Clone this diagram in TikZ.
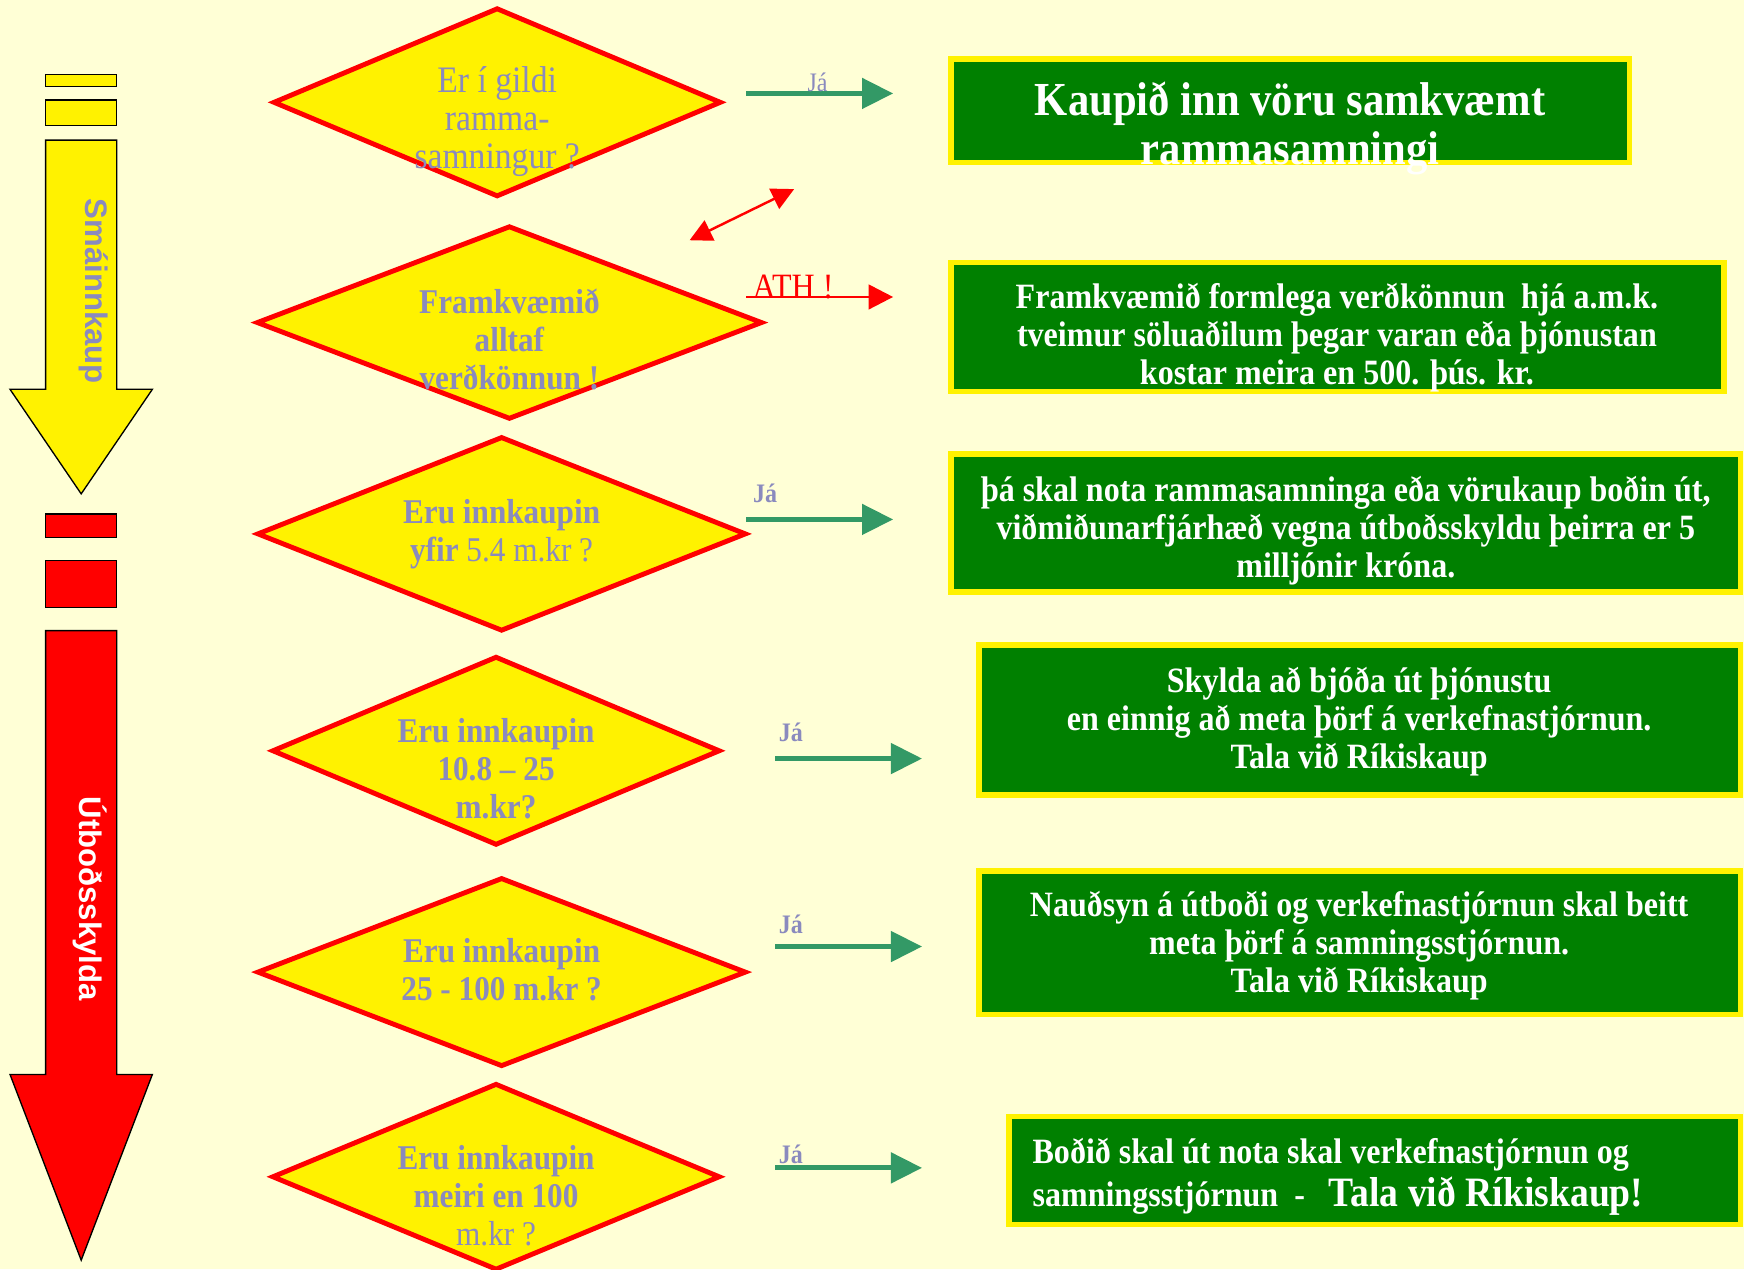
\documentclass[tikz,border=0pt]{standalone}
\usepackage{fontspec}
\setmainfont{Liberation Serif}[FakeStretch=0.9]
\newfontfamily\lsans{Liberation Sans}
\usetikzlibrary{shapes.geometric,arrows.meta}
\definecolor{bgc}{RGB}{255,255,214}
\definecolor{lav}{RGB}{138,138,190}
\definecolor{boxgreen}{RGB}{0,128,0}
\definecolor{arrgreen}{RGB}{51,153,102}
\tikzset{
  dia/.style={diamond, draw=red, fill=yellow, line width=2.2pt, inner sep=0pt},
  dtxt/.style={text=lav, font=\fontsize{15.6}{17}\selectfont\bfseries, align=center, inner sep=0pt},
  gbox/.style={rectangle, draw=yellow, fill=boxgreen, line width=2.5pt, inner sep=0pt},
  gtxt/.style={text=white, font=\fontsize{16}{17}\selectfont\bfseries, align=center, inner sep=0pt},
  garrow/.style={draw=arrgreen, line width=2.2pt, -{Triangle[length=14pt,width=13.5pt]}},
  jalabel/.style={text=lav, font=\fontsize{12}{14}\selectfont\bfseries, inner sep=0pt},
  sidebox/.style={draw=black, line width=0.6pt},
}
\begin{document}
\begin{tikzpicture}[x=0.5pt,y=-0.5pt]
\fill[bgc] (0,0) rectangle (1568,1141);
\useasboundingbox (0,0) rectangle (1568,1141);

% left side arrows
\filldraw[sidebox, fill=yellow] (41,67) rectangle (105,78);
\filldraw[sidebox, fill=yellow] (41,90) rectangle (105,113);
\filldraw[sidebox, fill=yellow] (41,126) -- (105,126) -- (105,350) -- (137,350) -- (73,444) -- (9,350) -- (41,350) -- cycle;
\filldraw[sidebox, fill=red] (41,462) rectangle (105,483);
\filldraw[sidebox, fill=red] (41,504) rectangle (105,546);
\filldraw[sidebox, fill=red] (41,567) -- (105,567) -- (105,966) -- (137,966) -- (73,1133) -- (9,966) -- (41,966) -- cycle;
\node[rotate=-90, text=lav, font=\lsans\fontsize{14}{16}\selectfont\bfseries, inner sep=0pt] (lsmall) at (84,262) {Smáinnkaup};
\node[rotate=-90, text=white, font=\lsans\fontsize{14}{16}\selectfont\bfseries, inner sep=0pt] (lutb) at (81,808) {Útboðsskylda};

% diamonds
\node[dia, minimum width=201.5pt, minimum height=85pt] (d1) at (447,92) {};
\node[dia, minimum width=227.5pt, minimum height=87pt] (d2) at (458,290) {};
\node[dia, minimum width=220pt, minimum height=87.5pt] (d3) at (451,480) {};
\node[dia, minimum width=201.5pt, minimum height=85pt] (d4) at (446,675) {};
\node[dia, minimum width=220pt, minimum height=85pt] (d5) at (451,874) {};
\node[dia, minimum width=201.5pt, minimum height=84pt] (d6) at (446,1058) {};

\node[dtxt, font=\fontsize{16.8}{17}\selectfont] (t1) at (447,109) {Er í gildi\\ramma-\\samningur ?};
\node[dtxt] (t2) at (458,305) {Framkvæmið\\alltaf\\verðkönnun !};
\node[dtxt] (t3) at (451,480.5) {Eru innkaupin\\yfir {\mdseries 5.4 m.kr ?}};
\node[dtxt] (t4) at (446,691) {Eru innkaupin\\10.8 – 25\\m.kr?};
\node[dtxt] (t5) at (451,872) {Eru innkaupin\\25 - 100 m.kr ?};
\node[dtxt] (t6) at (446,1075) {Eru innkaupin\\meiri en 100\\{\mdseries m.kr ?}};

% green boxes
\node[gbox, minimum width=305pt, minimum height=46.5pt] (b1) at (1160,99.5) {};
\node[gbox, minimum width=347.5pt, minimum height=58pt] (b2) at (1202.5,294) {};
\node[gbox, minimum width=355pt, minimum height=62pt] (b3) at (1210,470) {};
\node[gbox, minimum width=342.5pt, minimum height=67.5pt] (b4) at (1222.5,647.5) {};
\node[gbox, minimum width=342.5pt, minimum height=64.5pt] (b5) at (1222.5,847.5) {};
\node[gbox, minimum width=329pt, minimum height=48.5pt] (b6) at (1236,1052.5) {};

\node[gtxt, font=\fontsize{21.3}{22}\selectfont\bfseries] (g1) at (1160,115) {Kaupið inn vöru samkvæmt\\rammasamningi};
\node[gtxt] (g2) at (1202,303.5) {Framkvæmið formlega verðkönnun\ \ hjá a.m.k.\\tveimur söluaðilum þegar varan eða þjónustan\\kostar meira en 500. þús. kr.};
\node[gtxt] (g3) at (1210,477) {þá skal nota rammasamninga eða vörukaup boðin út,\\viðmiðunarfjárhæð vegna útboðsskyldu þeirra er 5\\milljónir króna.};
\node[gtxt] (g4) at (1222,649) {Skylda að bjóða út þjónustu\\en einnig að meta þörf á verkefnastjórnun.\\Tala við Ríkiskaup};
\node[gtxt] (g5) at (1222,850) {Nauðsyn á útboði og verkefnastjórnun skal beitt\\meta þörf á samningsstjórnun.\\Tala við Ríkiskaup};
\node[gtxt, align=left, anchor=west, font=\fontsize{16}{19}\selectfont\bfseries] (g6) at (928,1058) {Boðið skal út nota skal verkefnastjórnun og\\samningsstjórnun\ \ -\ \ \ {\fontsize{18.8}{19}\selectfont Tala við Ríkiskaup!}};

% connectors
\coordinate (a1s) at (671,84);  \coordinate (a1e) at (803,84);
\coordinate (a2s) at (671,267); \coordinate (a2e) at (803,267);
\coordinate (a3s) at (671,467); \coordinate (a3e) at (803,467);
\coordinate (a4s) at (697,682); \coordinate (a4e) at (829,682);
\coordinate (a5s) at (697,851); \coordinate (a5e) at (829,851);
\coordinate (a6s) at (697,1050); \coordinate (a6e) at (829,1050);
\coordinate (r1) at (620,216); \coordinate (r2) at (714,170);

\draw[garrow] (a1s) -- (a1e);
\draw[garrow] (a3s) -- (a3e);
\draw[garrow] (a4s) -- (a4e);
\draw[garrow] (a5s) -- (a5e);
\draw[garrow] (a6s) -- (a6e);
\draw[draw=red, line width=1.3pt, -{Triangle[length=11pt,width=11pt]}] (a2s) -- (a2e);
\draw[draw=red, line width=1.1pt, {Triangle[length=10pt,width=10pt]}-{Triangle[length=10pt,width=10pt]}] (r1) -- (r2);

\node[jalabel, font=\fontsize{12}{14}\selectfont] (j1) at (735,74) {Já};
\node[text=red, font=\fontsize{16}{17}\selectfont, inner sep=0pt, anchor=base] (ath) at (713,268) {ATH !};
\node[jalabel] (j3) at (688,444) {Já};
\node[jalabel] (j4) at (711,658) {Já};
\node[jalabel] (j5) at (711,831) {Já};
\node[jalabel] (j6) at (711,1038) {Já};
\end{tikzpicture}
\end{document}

┄┄┄┄┄┄┄┄┄┄┄┄┄┄┄┄┄┄┄┄

▶ **Problem to solve**
Using the material above, return every line exactly as it appears, minus the pictures.

▶ **Finished exercise**
Clone this diagram in TikZ.
\documentclass[tikz,border=0pt]{standalone}
\usepackage{fontspec}
\setmainfont{Liberation Serif}[FakeStretch=0.9]
\newfontfamily\lsans{Liberation Sans}
\usetikzlibrary{shapes.geometric,arrows.meta}
\definecolor{bgc}{RGB}{255,255,214}
\definecolor{lav}{RGB}{138,138,190}
\definecolor{boxgreen}{RGB}{0,128,0}
\definecolor{arrgreen}{RGB}{51,153,102}
\tikzset{
  dia/.style={diamond, draw=red, fill=yellow, line width=2.2pt, inner sep=0pt},
  dtxt/.style={text=lav, font=\fontsize{15.6}{17}\selectfont\bfseries, align=center, inner sep=0pt},
  gbox/.style={rectangle, draw=yellow, fill=boxgreen, line width=2.5pt, inner sep=0pt},
  gtxt/.style={text=white, font=\fontsize{16}{17}\selectfont\bfseries, align=center, inner sep=0pt},
  garrow/.style={draw=arrgreen, line width=2.2pt, -{Triangle[length=14pt,width=13.5pt]}},
  jalabel/.style={text=lav, font=\fontsize{12}{14}\selectfont\bfseries, inner sep=0pt},
  sidebox/.style={draw=black, line width=0.6pt},
}
\begin{document}
\begin{tikzpicture}[x=0.5pt,y=-0.5pt]
\fill[bgc] (0,0) rectangle (1568,1141);
\useasboundingbox (0,0) rectangle (1568,1141);

% left side arrows
\filldraw[sidebox, fill=yellow] (41,67) rectangle (105,78);
\filldraw[sidebox, fill=yellow] (41,90) rectangle (105,113);
\filldraw[sidebox, fill=yellow] (41,126) -- (105,126) -- (105,350) -- (137,350) -- (73,444) -- (9,350) -- (41,350) -- cycle;
\filldraw[sidebox, fill=red] (41,462) rectangle (105,483);
\filldraw[sidebox, fill=red] (41,504) rectangle (105,546);
\filldraw[sidebox, fill=red] (41,567) -- (105,567) -- (105,966) -- (137,966) -- (73,1133) -- (9,966) -- (41,966) -- cycle;
\node[rotate=-90, text=lav, font=\lsans\fontsize{14}{16}\selectfont\bfseries, inner sep=0pt] (lsmall) at (84,262) {Smáinnkaup};
\node[rotate=-90, text=white, font=\lsans\fontsize{14}{16}\selectfont\bfseries, inner sep=0pt] (lutb) at (81,808) {Útboðsskylda};

% diamonds
\node[dia, minimum width=201.5pt, minimum height=85pt] (d1) at (447,92) {};
\node[dia, minimum width=227.5pt, minimum height=87pt] (d2) at (458,290) {};
\node[dia, minimum width=220pt, minimum height=87.5pt] (d3) at (451,480) {};
\node[dia, minimum width=201.5pt, minimum height=85pt] (d4) at (446,675) {};
\node[dia, minimum width=220pt, minimum height=85pt] (d5) at (451,874) {};
\node[dia, minimum width=201.5pt, minimum height=84pt] (d6) at (446,1058) {};

\node[dtxt, font=\fontsize{16.8}{17}\selectfont] (t1) at (447,109) {Er í gildi\\ramma-\\samningur ?};
\node[dtxt] (t2) at (458,305) {Framkvæmið\\alltaf\\verðkönnun !};
\node[dtxt] (t3) at (451,480.5) {Eru innkaupin\\yfir {\mdseries 5.4 m.kr ?}};
\node[dtxt] (t4) at (446,691) {Eru innkaupin\\10.8 – 25\\m.kr?};
\node[dtxt] (t5) at (451,872) {Eru innkaupin\\25 - 100 m.kr ?};
\node[dtxt] (t6) at (446,1075) {Eru innkaupin\\meiri en 100\\{\mdseries m.kr ?}};

% green boxes
\node[gbox, minimum width=305pt, minimum height=46.5pt] (b1) at (1160,99.5) {};
\node[gbox, minimum width=347.5pt, minimum height=58pt] (b2) at (1202.5,294) {};
\node[gbox, minimum width=355pt, minimum height=62pt] (b3) at (1210,470) {};
\node[gbox, minimum width=342.5pt, minimum height=67.5pt] (b4) at (1222.5,647.5) {};
\node[gbox, minimum width=342.5pt, minimum height=64.5pt] (b5) at (1222.5,847.5) {};
\node[gbox, minimum width=329pt, minimum height=48.5pt] (b6) at (1236,1052.5) {};

\node[gtxt, font=\fontsize{21.3}{22}\selectfont\bfseries] (g1) at (1160,115) {Kaupið inn vöru samkvæmt\\rammasamningi};
\node[gtxt] (g2) at (1202,303.5) {Framkvæmið formlega verðkönnun\ \ hjá a.m.k.\\tveimur söluaðilum þegar varan eða þjónustan\\kostar meira en 500. þús. kr.};
\node[gtxt] (g3) at (1210,477) {þá skal nota rammasamninga eða vörukaup boðin út,\\viðmiðunarfjárhæð vegna útboðsskyldu þeirra er 5\\milljónir króna.};
\node[gtxt] (g4) at (1222,649) {Skylda að bjóða út þjónustu\\en einnig að meta þörf á verkefnastjórnun.\\Tala við Ríkiskaup};
\node[gtxt] (g5) at (1222,850) {Nauðsyn á útboði og verkefnastjórnun skal beitt\\meta þörf á samningsstjórnun.\\Tala við Ríkiskaup};
\node[gtxt, align=left, anchor=west, font=\fontsize{16}{19}\selectfont\bfseries] (g6) at (928,1058) {Boðið skal út nota skal verkefnastjórnun og\\samningsstjórnun\ \ -\ \ \ {\fontsize{18.8}{19}\selectfont Tala við Ríkiskaup!}};

% connectors
\coordinate (a1s) at (671,84);  \coordinate (a1e) at (803,84);
\coordinate (a2s) at (671,267); \coordinate (a2e) at (803,267);
\coordinate (a3s) at (671,467); \coordinate (a3e) at (803,467);
\coordinate (a4s) at (697,682); \coordinate (a4e) at (829,682);
\coordinate (a5s) at (697,851); \coordinate (a5e) at (829,851);
\coordinate (a6s) at (697,1050); \coordinate (a6e) at (829,1050);
\coordinate (r1) at (620,216); \coordinate (r2) at (714,170);

\draw[garrow] (a1s) -- (a1e);
\draw[garrow] (a3s) -- (a3e);
\draw[garrow] (a4s) -- (a4e);
\draw[garrow] (a5s) -- (a5e);
\draw[garrow] (a6s) -- (a6e);
\draw[draw=red, line width=1.3pt, -{Triangle[length=11pt,width=11pt]}] (a2s) -- (a2e);
\draw[draw=red, line width=1.1pt, {Triangle[length=10pt,width=10pt]}-{Triangle[length=10pt,width=10pt]}] (r1) -- (r2);

\node[jalabel, font=\fontsize{12}{14}\selectfont] (j1) at (735,74) {Já};
\node[text=red, font=\fontsize{16}{17}\selectfont, inner sep=0pt, anchor=base] (ath) at (713,268) {ATH !};
\node[jalabel] (j3) at (688,444) {Já};
\node[jalabel] (j4) at (711,658) {Já};
\node[jalabel] (j5) at (711,831) {Já};
\node[jalabel] (j6) at (711,1038) {Já};
\end{tikzpicture}
\end{document}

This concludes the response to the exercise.